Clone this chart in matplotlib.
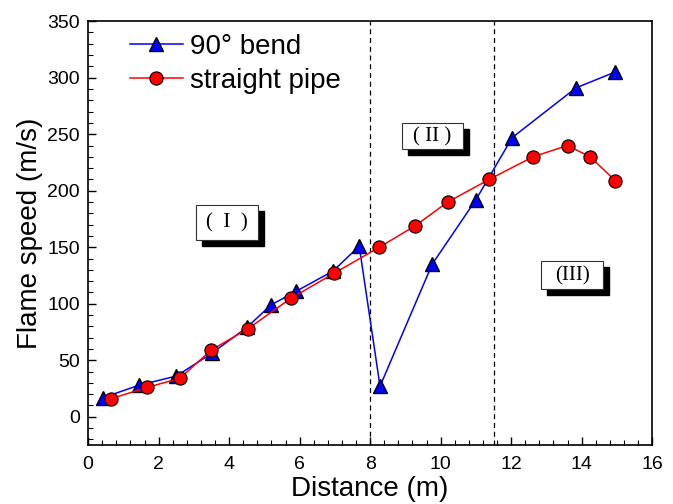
import matplotlib
matplotlib.use("Agg")
import matplotlib.pyplot as plt
from matplotlib.patches import Rectangle
from matplotlib.transforms import ScaledTranslation
from matplotlib.ticker import MultipleLocator

plt.rcParams["font.family"] = ["Liberation Sans", "DejaVu Sans"]

# 90 degree bend
bend_x = [0.43, 1.45, 2.5, 3.5, 4.5, 5.19, 5.9, 6.95, 7.69, 8.28, 9.76, 11.0, 12.03, 13.84, 14.95]
bend_v = [17, 28, 36, 56, 79, 99, 111, 129, 151, 27, 135, 192, 247, 291, 305]

# straight pipe
pipe_x = [0.65, 1.67, 2.6, 3.49, 4.54, 5.76, 6.98, 8.26, 9.28, 10.2, 11.38, 12.62, 13.6, 14.24, 14.95]
pipe_v = [16, 26, 34, 59, 78, 105, 127, 150, 169, 190, 210, 230, 240, 230, 209]

# region borders and region labels
borders = [8.0, 11.5]
region_text = ["(  I  )", "( II )", "(III)"]
region_xy = [(3.94, 172), (9.76, 248), (13.74, 125)]
region_size = [(0.62, 0.35), (0.61, 0.26), (0.62, 0.28)]  # inches


def region_box(fig, ax, text, xy, size):
    w, h = size
    anchor = ScaledTranslation(xy[0], xy[1], ax.transData)
    shadow = Rectangle((-w / 2 + 0.06, -h / 2 - 0.06), w, h, facecolor="black",
                       edgecolor="black", transform=fig.dpi_scale_trans + anchor, zorder=5)
    box = Rectangle((-w / 2, -h / 2), w, h, facecolor="white", edgecolor="#333333",
                    linewidth=0.8, transform=fig.dpi_scale_trans + anchor, zorder=6)
    ax.add_patch(shadow)
    ax.add_patch(box)
    ax.text(xy[0], xy[1], text, ha="center", va="center", fontsize=15,
            family=["Liberation Serif", "DejaVu Serif"], zorder=7)


def main():
    fig = plt.figure(figsize=(6.73, 5.04), dpi=100)
    ax = fig.add_axes([0.131, 0.117, 0.838, 0.841])

    ax.plot(bend_x, bend_v, color="blue", lw=1.1, marker="^", markersize=10.5,
            markerfacecolor="blue", markeredgecolor="black", markeredgewidth=1.0,
            label="90° bend", zorder=3)
    ax.plot(pipe_x, pipe_v, color="red", lw=1.1, marker="o", markersize=9.5,
            markerfacecolor="red", markeredgecolor="black", markeredgewidth=0.8,
            label="straight pipe", zorder=4)

    for b in borders:
        ax.axvline(b, color="black", lw=0.9, ls=(0, (4, 3)), zorder=1)

    for text, xy, size in zip(region_text, region_xy, region_size):
        region_box(fig, ax, text, xy, size)

    ax.set_xlim(0, 16)
    ax.set_ylim(-25, 350)
    ax.xaxis.set_major_locator(MultipleLocator(2))
    ax.xaxis.set_minor_locator(MultipleLocator(0.4))
    ax.yaxis.set_major_locator(MultipleLocator(50))
    ax.yaxis.set_minor_locator(MultipleLocator(10))
    ax.tick_params(which="both", direction="in", labelsize=14)
    ax.tick_params(which="major", length=6, width=1.0)
    ax.tick_params(which="minor", length=3.5, width=0.8)
    ax.tick_params(axis="x", which="major", pad=8)
    ax.tick_params(axis="y", which="major", pad=6)
    for sp in ax.spines.values():
        sp.set_linewidth(1.2)

    ax.set_xlabel("Distance (m)", fontsize=20, labelpad=2)
    ax.set_ylabel("Flame speed (m/s)", fontsize=20, labelpad=3)

    ax.legend(loc="upper left", bbox_to_anchor=(0.074, 0.97), frameon=False,
              fontsize=20, handlelength=1.9, handletextpad=0.25, labelspacing=0.28,
              borderpad=0, borderaxespad=0)

    fig.savefig("out.png", dpi=100)


if __name__ == "__main__":
    main()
* * * * * * * * *
__EXERCISE__: Skip the pictures, then retype every line above exactly.

__RESULT OF THE TASK__:
Clone this chart in matplotlib.
import matplotlib
matplotlib.use("Agg")
import matplotlib.pyplot as plt
from matplotlib.patches import Rectangle
from matplotlib.transforms import ScaledTranslation
from matplotlib.ticker import MultipleLocator

plt.rcParams["font.family"] = ["Liberation Sans", "DejaVu Sans"]

# 90 degree bend
bend_x = [0.43, 1.45, 2.5, 3.5, 4.5, 5.19, 5.9, 6.95, 7.69, 8.28, 9.76, 11.0, 12.03, 13.84, 14.95]
bend_v = [17, 28, 36, 56, 79, 99, 111, 129, 151, 27, 135, 192, 247, 291, 305]

# straight pipe
pipe_x = [0.65, 1.67, 2.6, 3.49, 4.54, 5.76, 6.98, 8.26, 9.28, 10.2, 11.38, 12.62, 13.6, 14.24, 14.95]
pipe_v = [16, 26, 34, 59, 78, 105, 127, 150, 169, 190, 210, 230, 240, 230, 209]

# region borders and region labels
borders = [8.0, 11.5]
region_text = ["(  I  )", "( II )", "(III)"]
region_xy = [(3.94, 172), (9.76, 248), (13.74, 125)]
region_size = [(0.62, 0.35), (0.61, 0.26), (0.62, 0.28)]  # inches


def region_box(fig, ax, text, xy, size):
    w, h = size
    anchor = ScaledTranslation(xy[0], xy[1], ax.transData)
    shadow = Rectangle((-w / 2 + 0.06, -h / 2 - 0.06), w, h, facecolor="black",
                       edgecolor="black", transform=fig.dpi_scale_trans + anchor, zorder=5)
    box = Rectangle((-w / 2, -h / 2), w, h, facecolor="white", edgecolor="#333333",
                    linewidth=0.8, transform=fig.dpi_scale_trans + anchor, zorder=6)
    ax.add_patch(shadow)
    ax.add_patch(box)
    ax.text(xy[0], xy[1], text, ha="center", va="center", fontsize=15,
            family=["Liberation Serif", "DejaVu Serif"], zorder=7)


def main():
    fig = plt.figure(figsize=(6.73, 5.04), dpi=100)
    ax = fig.add_axes([0.131, 0.117, 0.838, 0.841])

    ax.plot(bend_x, bend_v, color="blue", lw=1.1, marker="^", markersize=10.5,
            markerfacecolor="blue", markeredgecolor="black", markeredgewidth=1.0,
            label="90° bend", zorder=3)
    ax.plot(pipe_x, pipe_v, color="red", lw=1.1, marker="o", markersize=9.5,
            markerfacecolor="red", markeredgecolor="black", markeredgewidth=0.8,
            label="straight pipe", zorder=4)

    for b in borders:
        ax.axvline(b, color="black", lw=0.9, ls=(0, (4, 3)), zorder=1)

    for text, xy, size in zip(region_text, region_xy, region_size):
        region_box(fig, ax, text, xy, size)

    ax.set_xlim(0, 16)
    ax.set_ylim(-25, 350)
    ax.xaxis.set_major_locator(MultipleLocator(2))
    ax.xaxis.set_minor_locator(MultipleLocator(0.4))
    ax.yaxis.set_major_locator(MultipleLocator(50))
    ax.yaxis.set_minor_locator(MultipleLocator(10))
    ax.tick_params(which="both", direction="in", labelsize=14)
    ax.tick_params(which="major", length=6, width=1.0)
    ax.tick_params(which="minor", length=3.5, width=0.8)
    ax.tick_params(axis="x", which="major", pad=8)
    ax.tick_params(axis="y", which="major", pad=6)
    for sp in ax.spines.values():
        sp.set_linewidth(1.2)

    ax.set_xlabel("Distance (m)", fontsize=20, labelpad=2)
    ax.set_ylabel("Flame speed (m/s)", fontsize=20, labelpad=3)

    ax.legend(loc="upper left", bbox_to_anchor=(0.074, 0.97), frameon=False,
              fontsize=20, handlelength=1.9, handletextpad=0.25, labelspacing=0.28,
              borderpad=0, borderaxespad=0)

    fig.savefig("out.png", dpi=100)


if __name__ == "__main__":
    main()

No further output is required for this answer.